The second type of person cover shows clearly depicted humans. These are covers where the person’s characteristics and expressions are easily visible. Because we do it constantly, it is easy for people to read minute details in other humans, from their posture, expression, and even clothes. Thus, clear people are low in rich richness. A clearly visible demeanor and characteristics are a direct message on how to view the cover. It doesn’t take many hints for a person to know exactly what another human is trying to express.

Both types of people categories are average in complexity, as humans have a very clear understanding of other humans. Humans project a lot of information in very little space, but they are still simple to understand. Thus, the average complexity accounts for the amount of information that is gained from the image, but also the relative ease of its transmission.


A symbol cover has a unique, iconic image that is explicitly linked with the novel. Symbols rarely have meaning before they become associated with the novel, but are instead specifically connected to the novel. Symbols are high in complexity because the reader does not have any previous associations with the image. Thus, the reader has to spend time decoding what is being pictured. This also leads to a high richness, as there are no clear pathways to understanding the symbol and so each reader will view it in whatever way they see fit.

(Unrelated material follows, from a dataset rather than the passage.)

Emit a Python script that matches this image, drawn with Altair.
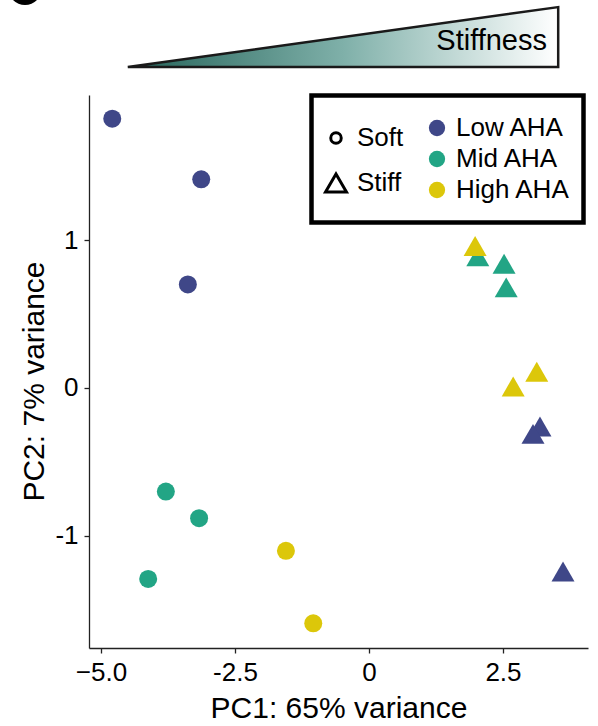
import altair as alt
import pandas as pd

# ---- data ----
pc1 = [-4.79, -3.13, -3.38, 3.19, 3.06, 3.62,
       -3.79, -3.17, -4.12, 2.03, 2.52, 2.56,
       -1.55, -1.04, 1.98, 2.69, 3.13]
pc2 = [1.82, 1.41, 0.70, -0.26, -0.31, -1.24,
       -0.70, -0.88, -1.29, 0.89, 0.84, 0.68,
       -1.10, -1.59, 0.96, 0.01, 0.11]
aha = ["Low AHA"] * 6 + ["Mid AHA"] * 6 + ["High AHA"] * 5
stiffness = ["Soft", "Soft", "Soft", "Stiff", "Stiff", "Stiff",
             "Soft", "Soft", "Soft", "Stiff", "Stiff", "Stiff",
             "Soft", "Soft", "Stiff", "Stiff", "Stiff"]

aha_levels = ["Low AHA", "Mid AHA", "High AHA"]
aha_colors = ["#3f4788", "#22a585", "#dcc70a"]
stiff_levels = ["Soft", "Stiff"]

x_ticks = [-5.0, -2.5, 0.0, 2.5]
x_tick_labels = ["\u22125.0", "-2.5", "0", "2.5"]
y_ticks = [-1, 0, 1]
y_tick_labels = ["-1", "0", "1"]

x_domain = [-5.224, 4.086]
y_domain = [-1.757, 1.98]

# stiffness wedge (decoration above the plot)
wedge_x = [-4.50, 3.53]
wedge_top = [2.169, 2.574]
wedge_base = [2.169, 2.169]

FONT = "Liberation Sans"
TRI = "M0,-1.73L2,1.73L-2,1.73Z"

df = pd.DataFrame({"pc1": pc1, "pc2": pc2, "aha": aha, "stiffness": stiffness})
wedge_df = pd.DataFrame({"pc1": wedge_x, "pc2": wedge_top, "base": wedge_base})
one = pd.DataFrame({"a": [0]})


def label_expr(vals, labels):
    parts = [f"datum.value == {v} ? '{l}'" for v, l in zip(vals, labels)]
    return " : ".join(parts) + " : ''"


xscale = alt.Scale(domain=x_domain, nice=False, zero=False)
yscale = alt.Scale(domain=y_domain, nice=False, zero=False)
xaxis = alt.Axis(values=x_ticks, labelExpr=label_expr(x_ticks, x_tick_labels),
                 title="PC1: 65% variance", titlePadding=8, labelPadding=6)
yaxis = alt.Axis(values=y_ticks, labelExpr=label_expr(y_ticks, y_tick_labels),
                 title="PC2: 7% variance", titlePadding=5, labelPadding=6, titleY=286)

points = alt.Chart(df).mark_point(filled=True, opacity=1, strokeWidth=0).encode(
    x=alt.X("pc1:Q", scale=xscale, axis=xaxis),
    y=alt.Y("pc2:Q", scale=yscale, axis=yaxis),
    color=alt.Color("aha:N", scale=alt.Scale(domain=aha_levels, range=aha_colors),
                    legend=alt.Legend(orient="none", legendX=335, legendY=20, title=None,
                                      padding=0, labelFont=FONT, labelFontSize=26,
                                      labelColor="black", symbolType="circle",
                                      symbolSize=266, symbolStrokeWidth=0,
                                      rowPadding=5, labelOffset=6)),
    shape=alt.Shape("stiffness:N", scale=alt.Scale(domain=stiff_levels, range=["circle", TRI]),
                    legend=alt.Legend(orient="none", legendX=234, legendY=30, title=None,
                                      padding=0, labelFont=FONT, labelFontSize=26,
                                      labelColor="black", symbolSize=110,
                                      symbolFillColor="white", symbolStrokeColor="black",
                                      symbolStrokeWidth=3, rowPadding=16, labelOffset=8)),
    size=alt.condition(alt.datum.stiffness == "Soft", alt.value(324), alt.value(132)),
)

gradient = alt.LinearGradient(
    gradient="linear",
    stops=[alt.GradientStop(offset=0, color="#246359"),
           alt.GradientStop(offset=0.5, color="#7fb0a9"),
           alt.GradientStop(offset=1, color="#ffffff")],
    x1=0, x2=1, y1=0, y2=0,
)

wedge = alt.Chart(wedge_df).mark_area(color=gradient, stroke="#1a1a1a", strokeWidth=2.5).encode(
    x=alt.X("pc1:Q", scale=xscale, axis=xaxis),
    y=alt.Y("pc2:Q", scale=yscale, axis=yaxis),
    y2="base:Q",
)

stiff_text = alt.Chart(one).mark_text(text="Stiffness", font=FONT, fontSize=29, color="black",
                                      align="right", baseline="alphabetic").encode(
    x=alt.value(458), y=alt.value(-45))

blob = alt.Chart(one).mark_circle(color="black", size=1156, opacity=1).encode(
    x=alt.value(-64), y=alt.value(-107))

legend_box = alt.Chart(one).mark_rect(fill="white", stroke="black", strokeWidth=4.5).encode(
    x=alt.value(222.5), x2=alt.value(494.5), y=alt.value(0.5), y2=alt.value(127.5))

chart = alt.layer(legend_box, wedge, stiff_text, blob, points).properties(
    width=499, height=553,
    autosize=alt.AutoSizeParams(type="none"),
    padding={"left": 89, "top": 95, "right": 10, "bottom": 78},
).configure_view(stroke=None).configure_axis(
    grid=False, domainColor="#222222", domainWidth=1.3, tickColor="#222222",
    tickWidth=1.3, tickSize=5, labelFont=FONT, labelFontSize=26, labelColor="black",
    titleFont=FONT, titleFontSize=30, titleColor="black", titleFontWeight="normal",
)

chart.save("out.html", embed_options={"renderer": "svg", "actions": False})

Covers fall into the scene category whenever there is action or movement implicit in the cover. Any image that has multiple factors, where the focus isn’t clearly on one singular person or object, falls under the scene category. Scenes have average complexity because the viewer must take into account a variety of details, yet the picture is still clearly defined enough to send a focused message. They also have average richness, as the increase in detail allows for more ways that the viewer can perceive what is seen, while still remaining within the boundaries of a clearly recognizable image.

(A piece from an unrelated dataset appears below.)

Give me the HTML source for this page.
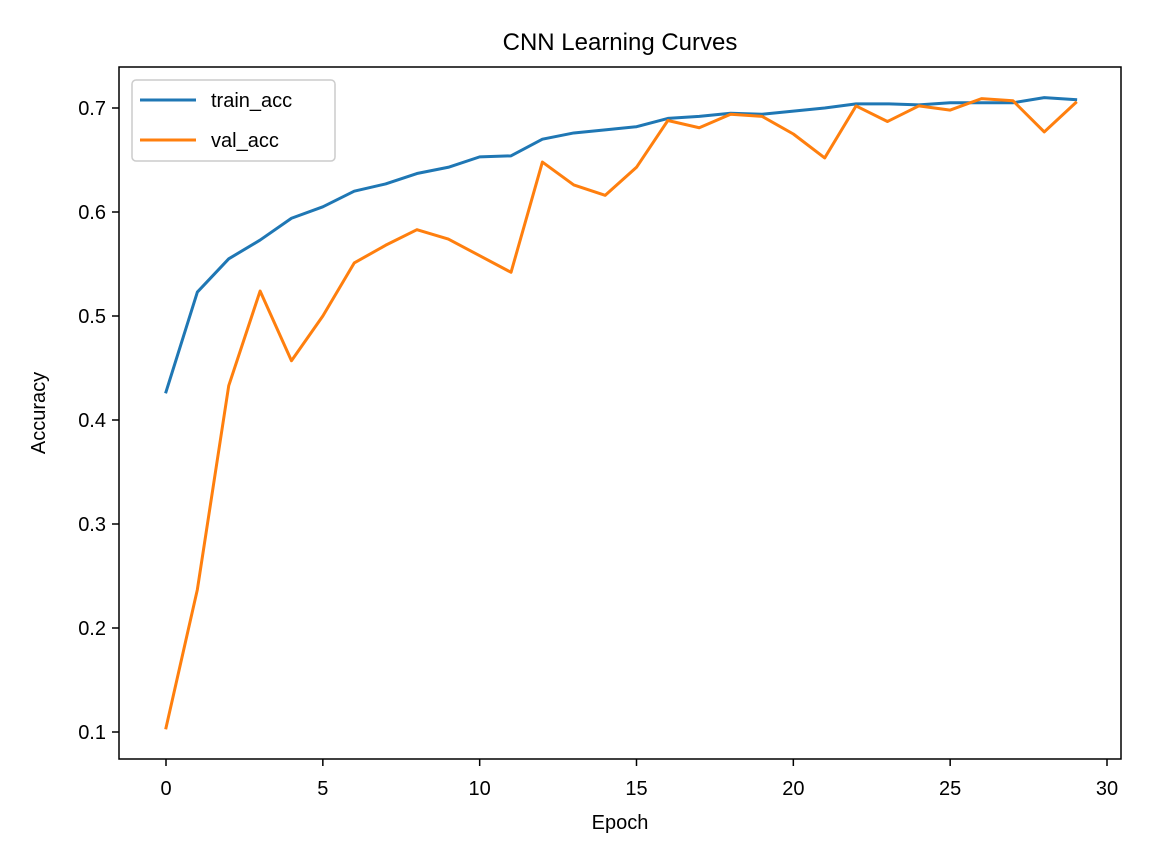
<!DOCTYPE html>
<html><head><meta charset="utf-8"><style>
html,body{margin:0;padding:0;background:#fff;}
svg{display:block;font-family:"Liberation Sans","DejaVu Sans",sans-serif;}
</style></head><body>
<svg id="chart" width="1152" height="864" viewBox="0 0 1152 864">
<rect width="1152" height="864" fill="#fff"/>
<text x="620" y="50" text-anchor="middle" font-size="24" fill="#000">CNN Learning Curves</text>
<g id="xticks"></g>
<g id="yticks"></g>
<g id="series"></g>
<rect x="119" y="67" width="1002" height="692" fill="none" stroke="#000" stroke-width="1.5"/>
<text x="620" y="829" text-anchor="middle" font-size="20">Epoch</text>
<text transform="translate(45,413) rotate(-90)" text-anchor="middle" font-size="20">Accuracy</text>
<g>
<rect x="132" y="80" width="203" height="81" rx="4" fill="#fff" stroke="#ccc" stroke-width="1.5"/>
<line x1="140" y1="100" x2="196" y2="100" stroke="#1f77b4" stroke-width="3"/>
<text x="211" y="107" font-size="20">train_acc</text>
<line x1="140" y1="140" x2="196" y2="140" stroke="#ff7f0e" stroke-width="3"/>
<text x="211" y="147" font-size="20">val_acc</text>
</g>
</svg>
<script>
const epochs = Array.from({length:30},(_,i)=>i);
const trainAcc = [0.427,0.523,0.555,0.573,0.594,0.605,0.620,0.627,0.637,0.643,0.653,0.654,0.670,0.676,0.679,0.682,0.690,0.692,0.695,0.694,0.697,0.700,0.704,0.704,0.703,0.705,0.705,0.705,0.710,0.708];
const valAcc = [0.104,0.237,0.433,0.524,0.457,0.500,0.551,0.568,0.583,0.574,0.558,0.542,0.648,0.626,0.616,0.643,0.688,0.681,0.694,0.692,0.675,0.652,0.702,0.687,0.702,0.698,0.709,0.707,0.677,0.705];
const xTicks = [0,5,10,15,20,25,30];
const yTicks = [0.1,0.2,0.3,0.4,0.5,0.6,0.7];
const NS="http://www.w3.org/2000/svg";
const xs = v => 166 + (v/30)*(1107-166);
const ys = v => 732 - (v-0.1)/0.6*(732-108);
const xg=document.getElementById('xticks'), yg=document.getElementById('yticks'), sg=document.getElementById('series');
function mk(tag,attrs){const e=document.createElementNS(NS,tag);for(const k in attrs)e.setAttribute(k,attrs[k]);return e;}
xTicks.forEach(t=>{
  const l=mk('line',{x1:xs(t),x2:xs(t),y1:759,y2:766,stroke:'#000','stroke-width':1.5});
  
  
  xg.appendChild(l);
  const tx=mk('text',{x:xs(t),y:795,'text-anchor':'middle','font-size':20});
  tx.textContent=t;
  
  
  xg.appendChild(tx);
});
yTicks.forEach(t=>{
  const l=mk('line',{x1:112,x2:119,y1:ys(t),y2:ys(t),stroke:'#000','stroke-width':1.5});
  
  
  yg.appendChild(l);
  const tx=mk('text',{x:106,y:ys(t)+7,'text-anchor':'end','font-size':20});
  tx.textContent=t.toFixed(1);
  
  
  yg.appendChild(tx);
});
function line(data,color,name){
  const p=mk('polyline',{points:data.map((v,i)=>xs(epochs[i])+','+ys(v)).join(' '),fill:'none',stroke:color,'stroke-width':3,'stroke-linejoin':'round','stroke-linecap':'square'});
  
  
  sg.appendChild(p);
}
line(trainAcc,'#1f77b4','train-acc-line');
line(valAcc,'#ff7f0e','val-acc-line');
</script>
</body></html>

The final category is text. Text is any cover where the main focus is simply the title of the novel, with minimal to no outside design. This is extremely low in complexity and richness. Although this does allow for some interpretation, the focus remains on the content of the message instead of in the free interpretation of what is being seen. Covers like this do not encourage a close look at the visual design. Aspects of visual design might be noted and will be taken as clues to interpreting the text, but the focus remains on the meaning of the words. They simply don’t have the visual depth that more fleshed-out covers have.

Ranking of Cover Types

An ideal YA cover would be low in complexity and average in richness, as this allows for a good blend of ambiguity with comprehension. The six categories of YA covers have the complexity and richness as follows:

Thus, the hierarchy of effective cover images falls as such, assuming low complexity is more important than average richness as argued previously:

  1. Scene
  2. Object and Text
  3. Person (Clear) and Person (Fragment)
  4. Symbol

This means that, hypothetically, covers near the top of the list should be more marketable for the YA audience than covers near the bottom.

Actual Covers

Once I had solidified my method of analyzing the covers, I looked at actual young adult covers that had been successful. I used NPR’s list of “100 Best-Ever Teen Novels” as my source. As I will explain further on, I used the most recent or most recognizable cover of each novel. I then split every cover into one of my six previously mentioned categories.

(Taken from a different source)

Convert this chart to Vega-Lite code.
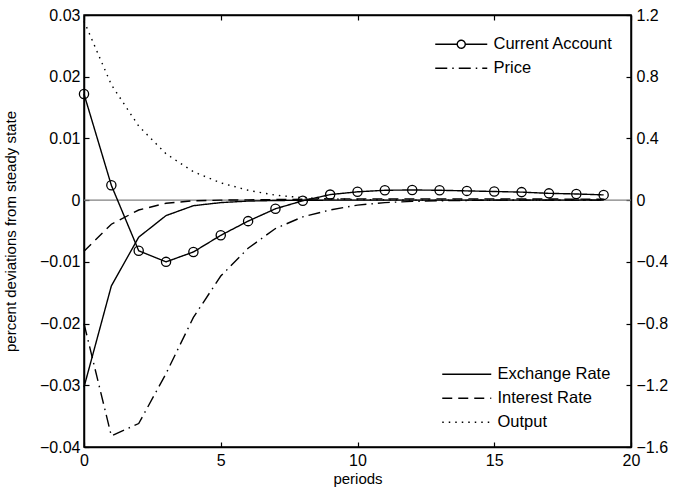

Theoretically, novels that sell well must be marketed well, and we’ve already seen that covers are the number one way that readers choose what books to read. Thus, the “100 Best-Ever Teen Novels” should have some of the best covers of all time. They should then break down into roughly the order of cover subject that I have outlined, as those covers best match the broad audience of YA readers.

Chosen Covers

The phenomena of adult YA readers is relatively recent; young adult as a genre is less so. Thus, some novels in the “100 Best” list were written and published before the recent trends in YA readership. To avoid this concern, all of the covers that I analysed were from recent editions of the novels. As I mentioned earlier, novels are frequently rebranded to stay current. Thus, while I look at the cover for Ray Bradbury’s Fahrenheit 451, which was initially published in 1953, I examine the 2012 edition’s cover, which would have targeted today’s YA reader.


Before I go into the results, it should be noted that I both made the typology and coded the covers. While I tried to code as accurately as I could, this measurement would be more effective if neutral parties, who had not seen the typology, had coded the covers. This would have avoided any innate bias that I might have. Ideally, this work would be replicated with a team of properly trained coders to look through the covers for a more accurate reflection. Nevertheless, I have included my results below for a glimpse into what this process might produce.

The Results

Actual cover style popularity based on an analysis of NPR's "100 Best-Ever Teen Novels"

Almost Perfect Predictions

The actual covers align nearly perfectly with what successful covers should look like according to my scale. The “100 Best” novels use predominantly scenes and object covers, which best fit the ideal ratio of complexity and richness. Symbol covers are the most rare, which is fitting as symbols have an inappropriate ratio of complexity and richness. Although text is an outlier and is less popular than I would have thought, the scale is overall a success.

So What Does This Mean?

This means that certain types of covers clearly work better than others. Theoretically, some covers sell better than others. In practice, these covers appear frequently on best-selling novels. The message is clear.


Basically, publishers should keep on doing what they’re doing. They are already primarily using cover types that appeal to their primary audience. The industry seems to acknowledge that today’s reader is not as clear-cut as the stereotypical young, female that traditionally made up YA readership. Instead, it’s important to include the large sector of adult readers into the marketing techniques.

Thus, covers of low complexity and average richness are the best fit for modern YA novels. This style appeals to a wide range of readers, without becoming too bland. Categories that display scenes and objects remain popular, while covers that use symbols should be avoided.

To Conclude

YA book sales are booming and the reason why is clear: the industry knows its audience. Book covers are the number one way that readers choose their next book. Publishers acknowledge this fact, and have been designing covers that best appeal to their wide audience. Popular novels are successful because they’re marketed well, using types of covers that appeal to YA readers. Current covers are effective and should continue to be used, with special focus on covers that use symbols or objects.